Task statement:
Skip every picture and transcribe the remaining material exactly.

○ ○ ○

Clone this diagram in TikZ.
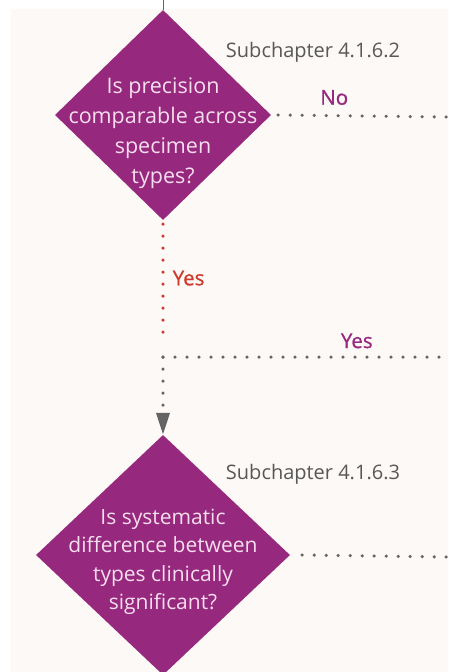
\documentclass[tikz,border=0pt]{standalone}
\usepackage{fontspec}
\setmainfont{Open Sans}
\newfontfamily\answerfont[FakeBold=0.8]{Open Sans}
\usepackage{xcolor}
\definecolor{qpurple}{RGB}{150,40,125}
\definecolor{qtext}{RGB}{246,222,238}
\definecolor{yesred}{RGB}{208,58,44}
\definecolor{dotgray}{RGB}{100,100,100}
\definecolor{refgray}{RGB}{88,88,88}
\definecolor{paper}{RGB}{252,249,246}
\usetikzlibrary{shapes.geometric}
\usetikzlibrary{arrows.meta}
\newcommand{\dotgap}{12pt}
\tikzset{
    decision/.style={diamond, fill=qpurple, inner sep=0pt, draw=none},
    question/.style={align=center, text=qtext, font=\fontsize{21.5}{30}\selectfont},
    subref/.style={text=refgray, font=\fontsize{20}{22}\selectfont},
    answer/.style={font=\answerfont\fontsize{20.5}{22}\selectfont, inner sep=1pt},
    flow/.style={line width=3.5pt, line cap=round, dash pattern=on 0pt off \dotgap},
    graydots/.style={flow, dotgray},
    reddots/.style={flow, yesred}
}

\begin{document}
\begin{tikzpicture}[x=1pt, y=-1pt]
    \useasboundingbox (0,0) rectangle (448,672);
    \fill[paper] (11,9) rectangle (448,672);

    % first question
    \node[decision, minimum width=216pt, minimum height=210pt] (q1) at (163,115) {};
    \node[question] (q1text) at (163,133) {Is precision\\comparable across\\specimen\\types?};
    \node[subref] (ref1) at (313,52) {Subchapter 4.1.6.2};

    % second question
    \node[decision, minimum width=254pt, minimum height=240pt] (q2) at (163,555) {};
    \node[question, font=\fontsize{21}{28.5}\selectfont] (q2text) at (163,562)
        {Is systematic\\difference between\\types clinically\\significant?};
    \node[subref] (ref2) at (313,474) {Subchapter 4.1.6.3};

    \coordinate (top) at (163,0);
    \coordinate (join) at (163,357);
    \coordinate (exit1) at (448,117);
    \coordinate (exit2) at (448,357);
    \coordinate (exit3) at (448,557);

    \draw[dotgray, line width=0.8pt] (top) -- (q1.north);
    \draw[graydots] ([xshift=7pt]q1.east) -- (exit1)
        node[pos=0.33, above=8pt, answer, text=qpurple] (no1) {No};
    \draw[reddots] ([yshift=-4pt]q1.south) -- ([yshift=13pt]join)
        node[pos=0.45, right=7pt, answer, text=yesred] (yes1) {Yes};
    \draw[graydots] (join) -- (exit2)
        node[pos=0.68, above=6pt, answer, text=qpurple] (yes2) {Yes};
    \draw[graydots, -{Triangle[width=13pt, length=22pt, sep=0pt]}] (join) -- (q2.north);
    \draw[graydots] ([xshift=12pt]q2.east) -- (exit3);
\end{tikzpicture}
\end{document}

○ ○ ○

Exercise result:
Clone this diagram in TikZ.
\documentclass[tikz,border=0pt]{standalone}
\usepackage{fontspec}
\setmainfont{Open Sans}
\newfontfamily\answerfont[FakeBold=0.8]{Open Sans}
\usepackage{xcolor}
\definecolor{qpurple}{RGB}{150,40,125}
\definecolor{qtext}{RGB}{246,222,238}
\definecolor{yesred}{RGB}{208,58,44}
\definecolor{dotgray}{RGB}{100,100,100}
\definecolor{refgray}{RGB}{88,88,88}
\definecolor{paper}{RGB}{252,249,246}
\usetikzlibrary{shapes.geometric}
\usetikzlibrary{arrows.meta}
\newcommand{\dotgap}{12pt}
\tikzset{
    decision/.style={diamond, fill=qpurple, inner sep=0pt, draw=none},
    question/.style={align=center, text=qtext, font=\fontsize{21.5}{30}\selectfont},
    subref/.style={text=refgray, font=\fontsize{20}{22}\selectfont},
    answer/.style={font=\answerfont\fontsize{20.5}{22}\selectfont, inner sep=1pt},
    flow/.style={line width=3.5pt, line cap=round, dash pattern=on 0pt off \dotgap},
    graydots/.style={flow, dotgray},
    reddots/.style={flow, yesred}
}

\begin{document}
\begin{tikzpicture}[x=1pt, y=-1pt]
    \useasboundingbox (0,0) rectangle (448,672);
    \fill[paper] (11,9) rectangle (448,672);

    % first question
    \node[decision, minimum width=216pt, minimum height=210pt] (q1) at (163,115) {};
    \node[question] (q1text) at (163,133) {Is precision\\comparable across\\specimen\\types?};
    \node[subref] (ref1) at (313,52) {Subchapter 4.1.6.2};

    % second question
    \node[decision, minimum width=254pt, minimum height=240pt] (q2) at (163,555) {};
    \node[question, font=\fontsize{21}{28.5}\selectfont] (q2text) at (163,562)
        {Is systematic\\difference between\\types clinically\\significant?};
    \node[subref] (ref2) at (313,474) {Subchapter 4.1.6.3};

    \coordinate (top) at (163,0);
    \coordinate (join) at (163,357);
    \coordinate (exit1) at (448,117);
    \coordinate (exit2) at (448,357);
    \coordinate (exit3) at (448,557);

    \draw[dotgray, line width=0.8pt] (top) -- (q1.north);
    \draw[graydots] ([xshift=7pt]q1.east) -- (exit1)
        node[pos=0.33, above=8pt, answer, text=qpurple] (no1) {No};
    \draw[reddots] ([yshift=-4pt]q1.south) -- ([yshift=13pt]join)
        node[pos=0.45, right=7pt, answer, text=yesred] (yes1) {Yes};
    \draw[graydots] (join) -- (exit2)
        node[pos=0.68, above=6pt, answer, text=qpurple] (yes2) {Yes};
    \draw[graydots, -{Triangle[width=13pt, length=22pt, sep=0pt]}] (join) -- (q2.north);
    \draw[graydots] ([xshift=12pt]q2.east) -- (exit3);
\end{tikzpicture}
\end{document}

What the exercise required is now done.